You can use Postgres' ALTER INDEX command to change any of the WITH settings defined above. For example:

ALTER INDEX idxname SET (replicas=3);
ALTER INDEX idxname RESET (preference);

Chagning non-structure settings such as replicas and refresh_interval do not require a reindex, but do require you call zdb_update_mapping(tablename) to push these changes to Elasticsearch.

However, a REINDEX is required after changing an index setting that would affect the physical structure of the underlying Elasticsearch index, specifically shards.

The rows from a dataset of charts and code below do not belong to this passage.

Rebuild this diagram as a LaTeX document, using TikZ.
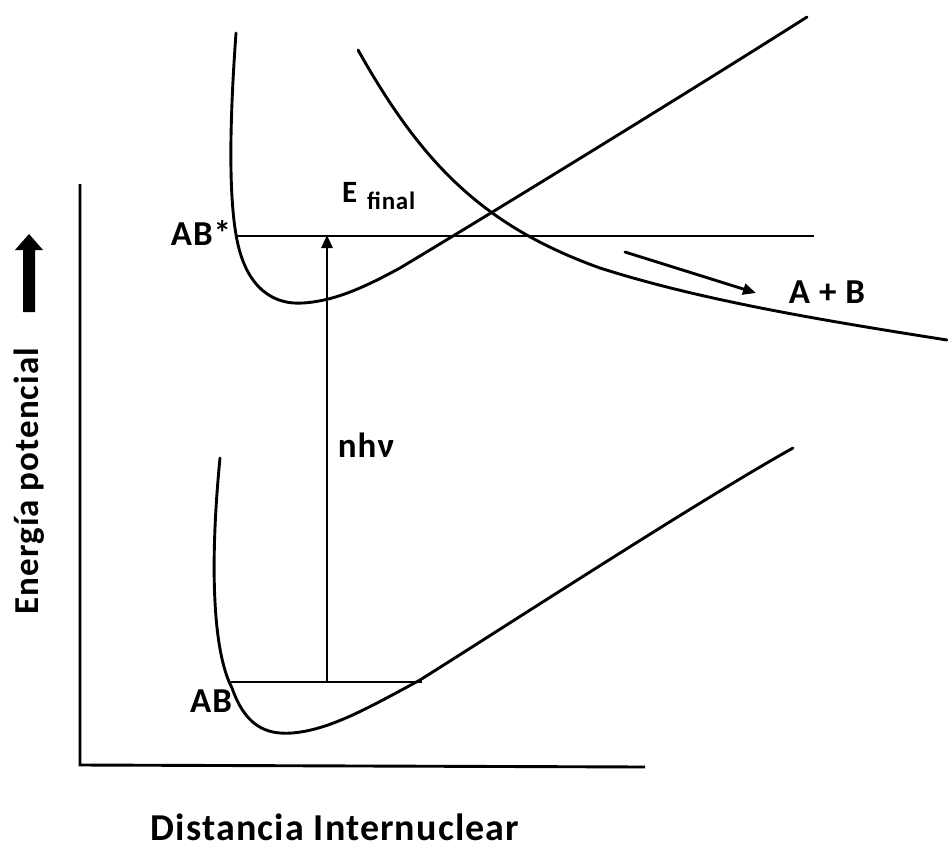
\documentclass[tikz,border=0pt]{standalone}
\usepackage{fontspec}
\setmainfont{Carlito}
\newfontfamily\lblfont[LetterSpace=3]{Carlito}
\usetikzlibrary{arrows.meta}
\begin{document}
\begin{tikzpicture}[x=1pt,y=-1pt,
  curve/.style={line width=2.9pt, line cap=round},
  lbl/.style={font=\lblfont\bfseries\fontsize{35}{42}\selectfont, inner sep=0pt},
  biglbl/.style={font=\lblfont\bfseries\fontsize{38}{44}\selectfont, inner sep=0pt},
  sublbl/.style={font=\lblfont\bfseries\fontsize{25}{30}\selectfont, inner sep=0pt},
  tip/.style={-{Triangle[length=13pt,width=11pt]}}]
\useasboundingbox[fill=white] (0,0) rectangle (948,849);

% axes
\coordinate (ytop) at (80,184);
\coordinate (orig) at (80,765);
\coordinate (xend) at (645,767);
\draw[curve, line cap=butt] (ytop) -- (orig) -- (xend);

% thick arrow
\fill (23,312) -- (23,250) -- (15,250) -- (29,234) -- (43,250) -- (35,250) -- (35,312) -- cycle;

% axis labels
\node[lbl, rotate=90] (ylab) at (29,481) {Energía potencial};
\node[biglbl, anchor=base] (xlab) at (335,840) {Distancia Internuclear};

% excited state curve
\draw[curve] (236,33) .. controls (229,130) and (229,200) .. (237,240)
  .. controls (247,290) and (275,305) .. (303,303)
  .. controls (335,301) and (365,287) .. (400,268)
  .. controls (500,208) and (700,85) .. (807,17);

% repulsive curve
\draw[curve] (358,50) .. controls (420,160) and (480,225) .. (600,268)
  .. controls (700,300) and (820,320) .. (947,340);

% ground state curve
\draw[curve] (220,458) .. controls (210,560) and (212,650) .. (232,688)
  .. controls (245,725) and (265,735) .. (292,733)
  .. controls (330,730) and (370,707) .. (420,680)
  .. controls (520,617) and (700,500) .. (793,448);

% levels
\coordinate (exL) at (237,236);
\coordinate (exR) at (814,236);
\coordinate (gL) at (231,682);
\coordinate (gR) at (422,682);
\draw[curve, line cap=butt] (exL) -- (exR);
\draw[curve, line cap=butt] (gL) -- (gR);

% transition arrow
\coordinate (trB) at (327,682);
\coordinate (trT) at (327,235);
\draw[curve, line cap=butt, tip] (trB) -- (trT);

% dissociation arrow
\coordinate (dA) at (625,252);
\coordinate (dB) at (756,293);
\draw[curve, tip] (dA) -- (dB);

% labels
\node[lbl] (abs) at (201,233) {AB*};
\node[lbl] (ab) at (211,701) {AB};
\node[lbl] (apb) at (827,292) {A + B};
\node[lbl] (nhv) at (366,445) {nhν};
\node[lbl, anchor=base west, font=\lblfont\bfseries\fontsize{31}{36}\selectfont] (ef) at (342,202) {E};
\node[sublbl, anchor=base west] (efs) at (367,209) {final};
\end{tikzpicture}
\end{document}
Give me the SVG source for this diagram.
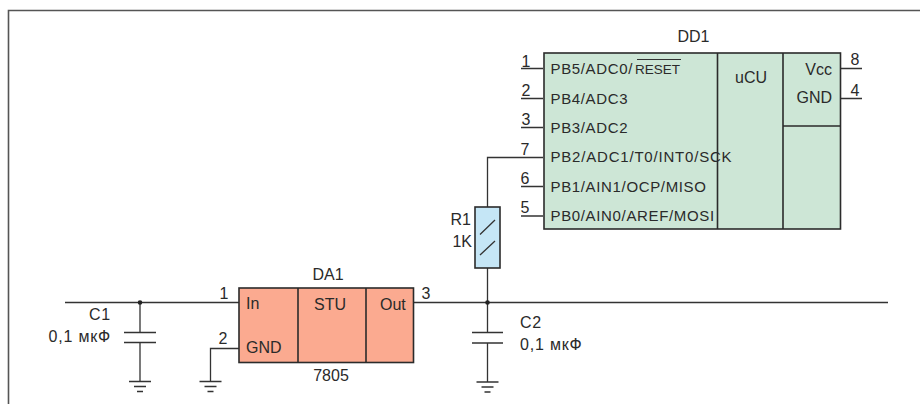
<svg xmlns="http://www.w3.org/2000/svg" width="920" height="404" viewBox="0 0 920 404">
<defs>
<style>
text{font-family:"Liberation Sans",Arial,sans-serif;font-size:16px;fill:#2a2a2a}
.p{font-size:15px;letter-spacing:.65px}
.q{letter-spacing:.8px}
.c{letter-spacing:.8px}
.m{text-anchor:middle}
.b{stroke:#2b2b2b;stroke-width:1.6;fill:none}
.w{stroke:#333;stroke-width:1.3;fill:none}
.g{fill:#cde6d6}
.o{fill:#fbaa90}
</style>
<g id="gnd"><path class="w" d="M-11 0H11M-6 5H6M-3 10H3"/></g>
</defs>
<rect width="920" height="404" fill="#fff"/>
<path d="M920 10.500H8.500V404" fill="none" stroke="#555" stroke-width="1.600"/>
<g id="connectors">
<path class="w" d="M65 302.500H239M140 302.500V332M140 342V381M239 348.500H210.500V381M413 302.500H888M487.500 302.500V268M487.500 207V157.500H543M487.500 302.500V332.500M487.500 343V382M124 332.500H156M124 342.500H156M472 332.500H503M472 343H503"/>
<path class="w" d="M521 68.500H543M521 98.500H543M521 127.500H543M521 186.500H543M521 216H543M840 68.500H862M840 98.500H862"/>
<circle cx="140" cy="302.500" r="2.300" fill="#222"/>
<circle cx="487.500" cy="302.500" r="2.300" fill="#222"/>
<use href="#gnd" x="140" y="381.500"/>
<use href="#gnd" x="210.500" y="381.500"/>
<use href="#gnd" x="487.500" y="382"/>
</g>
<g id="DD1">
<rect class="g b" x="544" y="53" width="296.500" height="176"/>
<path class="b" d="M717.500 53V229M783 53V229M783 126H840.500"/>
<text class="m" x="693.500" y="42">DD1</text>
<text class="p" x="550.500" y="74">PB5/ADC0/<tspan dx="2" font-size="13.500" letter-spacing="0">RESET</tspan></text>
<path d="M637 59.500H681" stroke="#333" stroke-width="1"/>
<text class="p" x="550.500" y="104">PB4/ADC3</text>
<text class="p" x="550.500" y="133">PB3/ADC2</text>
<text class="p q" x="550.500" y="162">PB2/ADC1/T0/INT0/SCK</text>
<text class="p" x="550.500" y="192">PB1/AIN1/OCP/MISO</text>
<text class="p" x="550.500" y="221">PB0/AIN0/AREF/MOSI</text>
<text x="735" y="83">uCU</text>
<text x="832" y="75" text-anchor="end">Vcc</text>
<text x="832" y="103" text-anchor="end">GND</text>
<text x="526" y="67" class="m">1</text>
<text x="526" y="96" class="m">2</text>
<text x="526" y="125" class="m">3</text>
<text x="525" y="155" class="m">7</text>
<text x="525" y="184" class="m">6</text>
<text x="525" y="213" class="m">5</text>
<text x="855" y="65" class="m">8</text>
<text x="855" y="96" class="m">4</text>
</g>
<g id="DA1">
<rect class="o b" x="239" y="288" width="174.500" height="74.500"/>
<path class="b" d="M298 288V362.500M366 288V362.500"/>
<text class="m" x="328" y="280">DA1</text>
<text x="246" y="309">In</text>
<text x="246" y="353">GND</text>
<text class="m" x="330" y="310">STU</text>
<text x="380" y="310">Out</text>
<text class="m" x="331" y="381">7805</text>
<text x="224" y="299" class="m">1</text>
<text x="223" y="344" class="m">2</text>
<text x="426" y="299" class="m">3</text>
</g>
<g id="R1">
<rect x="475" y="207" width="25" height="61" fill="#c5e6f6" stroke="#2b2b2b" stroke-width="1.600"/>
<path class="w" d="M480 234.500L495 220M480 255L495 241"/>
<text x="471" y="225" text-anchor="end">R1</text>
<text x="472" y="247" text-anchor="end">1K</text>
</g>
<g id="C1">
<text x="111" y="320" text-anchor="end" class="c">C1</text>
<text x="111" y="342" text-anchor="end" class="c">0,1 мкФ</text>
</g>
<g id="C2">
<text x="520" y="328" class="c">C2</text>
<text x="520" y="350" class="c">0,1 мкФ</text>
</g>
</svg>
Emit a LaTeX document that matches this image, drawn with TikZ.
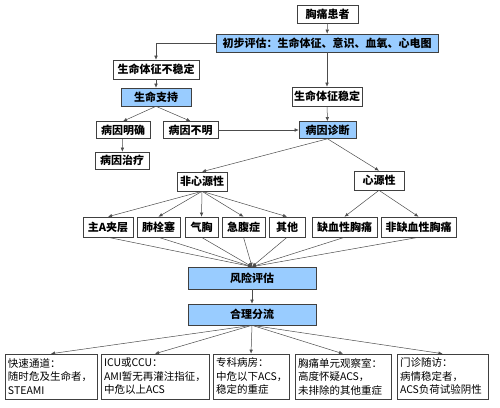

This is a limitation of Elasticsearch in that shard count is fixed at index creation time.

ALTER TABLE

The various forms of ALTER TABLE that add/drop columns or change column types are supported. Note that if added columns have a default value or if the type change isn't directly cast-able, Postgres will automatically rebuild the index, so these operations could take a significant amount of time.

####WARNING:

Renaming columns is not supported. What will happen is that newly INSERTed/UPDATEd rows will use the new column name but existing rows will use the old name, making searching difficult.

If you need rename a column, you'll need to manually issue a REINDEX.

Perhaps in the future, ZomboDB can transparently alias fields to avoid this situation, but at present, it's not the case.

VACUUM

Running a standard VACUUM on a table with a ZomboDB index does the minimum amount of work to remove dead rows from the backing Elastisearch index and shoud happen in a reasonable amount of time (depending, of course, on the update frequency).

Running a VACUUM FULL on a table with a ZomboDB index, on the otherhand, is functionally equilivant to running a REINDEX on the table, which means a VACUUM FULL could take a long time to complete.

For tables with ZomboDB indexes that are frequently UPDATEd, it's important that autovacuum be configured to be as aggressive as your I/O subsystem can afford. This is because certain types of ZomboDB queries need to build an "invisibility map", which necessitates looking at every heap page that is not known to be all-visibile.